The evolution of microprocessors over the following decades is a story of exponential improvement driven by relentless advances in semiconductor manufacturing. The Intel 8080 and Zilog Z80 powered the first generation of personal computers in the mid-1970s. The Intel 8086 architecture, introduced in 1978, established the x86 instruction set that still forms the basis of most desktop and server processors today. The 1980s and 1990s saw clock speeds rise from single-digit megahertz to hundreds of megahertz, cache hierarchies grow in size and sophistication, and instruction-level parallelism techniques like pipelining, superscalar execution, and out-of-order processing extract ever more performance from each clock cycle.

By the early 2000s, the industry hit a power wall that made continued increases in clock speed impractical, prompting a fundamental shift toward multi-core processor designs that place multiple processing units on a single chip.
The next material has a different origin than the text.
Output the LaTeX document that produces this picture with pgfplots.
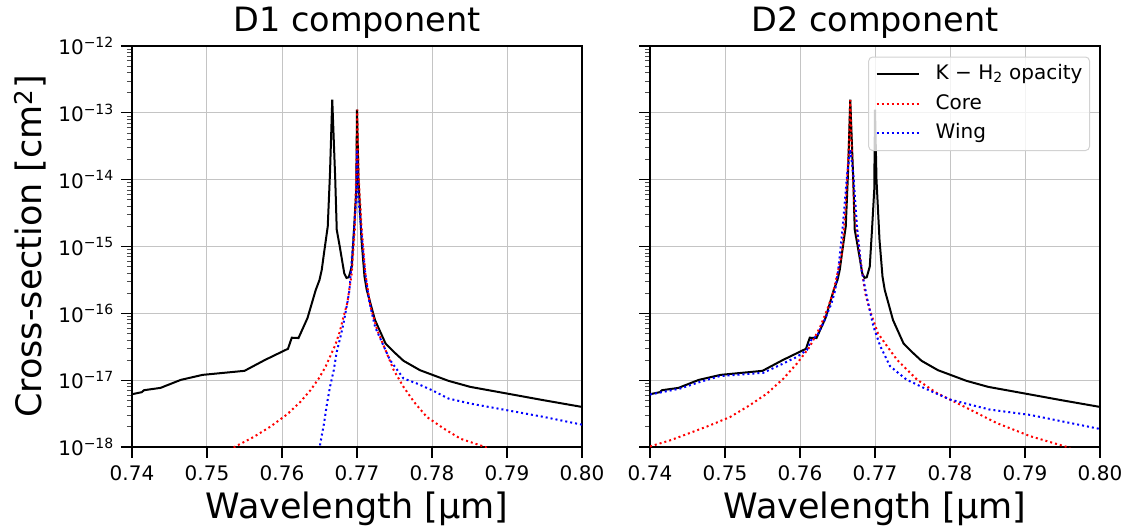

Modern microprocessors contain billions of transistors organized into multiple CPU cores, graphics processing units, neural processing units, memory controllers, and specialized accelerators, all integrated on a single piece of silicon smaller than a postage stamp. Companies like AMD, Apple, Qualcomm, and NVIDIA have joined Intel in pushing the boundaries of microprocessor design, with Apple's transition to its own ARM-based silicon demonstrating that custom processor design optimized for specific workloads can deliver remarkable improvements in both performance and energy efficiency. The microprocessor has become so fundamental to modern civilization that it is difficult to identify any aspect of contemporary life that is not shaped by its existence.